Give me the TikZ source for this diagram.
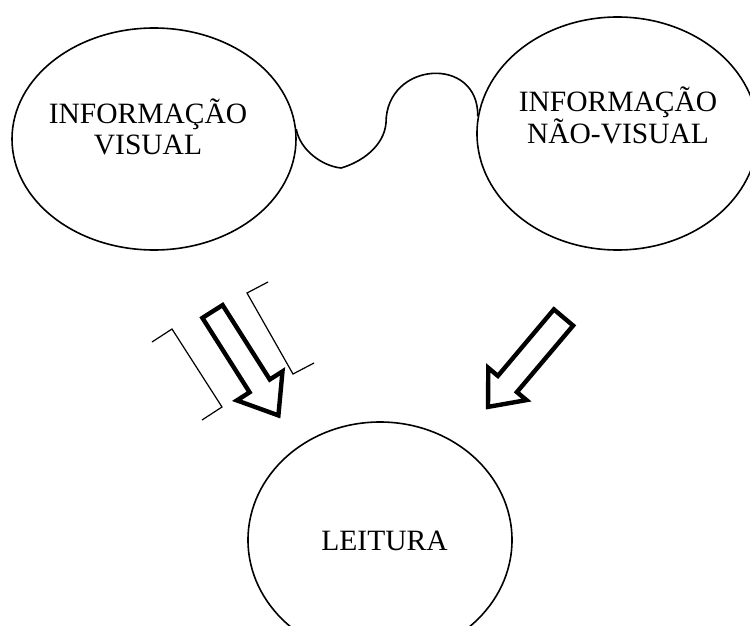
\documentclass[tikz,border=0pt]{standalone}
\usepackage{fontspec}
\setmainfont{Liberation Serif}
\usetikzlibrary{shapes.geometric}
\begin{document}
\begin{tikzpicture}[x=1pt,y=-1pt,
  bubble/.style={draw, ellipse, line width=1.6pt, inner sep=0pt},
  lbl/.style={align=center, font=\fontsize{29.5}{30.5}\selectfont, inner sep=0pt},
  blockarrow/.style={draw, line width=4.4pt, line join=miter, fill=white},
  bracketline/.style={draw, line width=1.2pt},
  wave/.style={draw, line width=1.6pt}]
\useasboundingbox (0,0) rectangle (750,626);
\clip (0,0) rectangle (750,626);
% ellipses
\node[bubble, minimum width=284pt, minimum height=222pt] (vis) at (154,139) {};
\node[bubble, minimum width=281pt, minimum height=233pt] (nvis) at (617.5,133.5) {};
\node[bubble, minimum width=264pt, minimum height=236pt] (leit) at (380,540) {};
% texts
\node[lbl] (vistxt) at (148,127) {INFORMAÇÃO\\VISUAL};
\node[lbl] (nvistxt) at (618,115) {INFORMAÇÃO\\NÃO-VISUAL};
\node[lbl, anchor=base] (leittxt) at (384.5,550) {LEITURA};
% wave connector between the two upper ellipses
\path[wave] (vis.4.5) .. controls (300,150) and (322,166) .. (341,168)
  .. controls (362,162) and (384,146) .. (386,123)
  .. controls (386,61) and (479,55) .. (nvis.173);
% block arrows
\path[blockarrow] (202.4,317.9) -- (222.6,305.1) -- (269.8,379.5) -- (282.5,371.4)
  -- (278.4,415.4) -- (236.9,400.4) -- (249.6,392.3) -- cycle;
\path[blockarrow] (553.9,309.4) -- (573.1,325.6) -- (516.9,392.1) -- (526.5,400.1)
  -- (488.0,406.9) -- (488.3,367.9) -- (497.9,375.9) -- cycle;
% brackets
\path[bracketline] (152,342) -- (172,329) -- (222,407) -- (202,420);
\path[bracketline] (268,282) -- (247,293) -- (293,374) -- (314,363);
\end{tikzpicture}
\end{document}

== Stated exercise ==
Repeat the listing above exactly, with no pictures.

== Answer for this exercise ==
Give me the TikZ source for this diagram.
\documentclass[tikz,border=0pt]{standalone}
\usepackage{fontspec}
\setmainfont{Liberation Serif}
\usetikzlibrary{shapes.geometric}
\begin{document}
\begin{tikzpicture}[x=1pt,y=-1pt,
  bubble/.style={draw, ellipse, line width=1.6pt, inner sep=0pt},
  lbl/.style={align=center, font=\fontsize{29.5}{30.5}\selectfont, inner sep=0pt},
  blockarrow/.style={draw, line width=4.4pt, line join=miter, fill=white},
  bracketline/.style={draw, line width=1.2pt},
  wave/.style={draw, line width=1.6pt}]
\useasboundingbox (0,0) rectangle (750,626);
\clip (0,0) rectangle (750,626);
% ellipses
\node[bubble, minimum width=284pt, minimum height=222pt] (vis) at (154,139) {};
\node[bubble, minimum width=281pt, minimum height=233pt] (nvis) at (617.5,133.5) {};
\node[bubble, minimum width=264pt, minimum height=236pt] (leit) at (380,540) {};
% texts
\node[lbl] (vistxt) at (148,127) {INFORMAÇÃO\\VISUAL};
\node[lbl] (nvistxt) at (618,115) {INFORMAÇÃO\\NÃO-VISUAL};
\node[lbl, anchor=base] (leittxt) at (384.5,550) {LEITURA};
% wave connector between the two upper ellipses
\path[wave] (vis.4.5) .. controls (300,150) and (322,166) .. (341,168)
  .. controls (362,162) and (384,146) .. (386,123)
  .. controls (386,61) and (479,55) .. (nvis.173);
% block arrows
\path[blockarrow] (202.4,317.9) -- (222.6,305.1) -- (269.8,379.5) -- (282.5,371.4)
  -- (278.4,415.4) -- (236.9,400.4) -- (249.6,392.3) -- cycle;
\path[blockarrow] (553.9,309.4) -- (573.1,325.6) -- (516.9,392.1) -- (526.5,400.1)
  -- (488.0,406.9) -- (488.3,367.9) -- (497.9,375.9) -- cycle;
% brackets
\path[bracketline] (152,342) -- (172,329) -- (222,407) -- (202,420);
\path[bracketline] (268,282) -- (247,293) -- (293,374) -- (314,363);
\end{tikzpicture}
\end{document}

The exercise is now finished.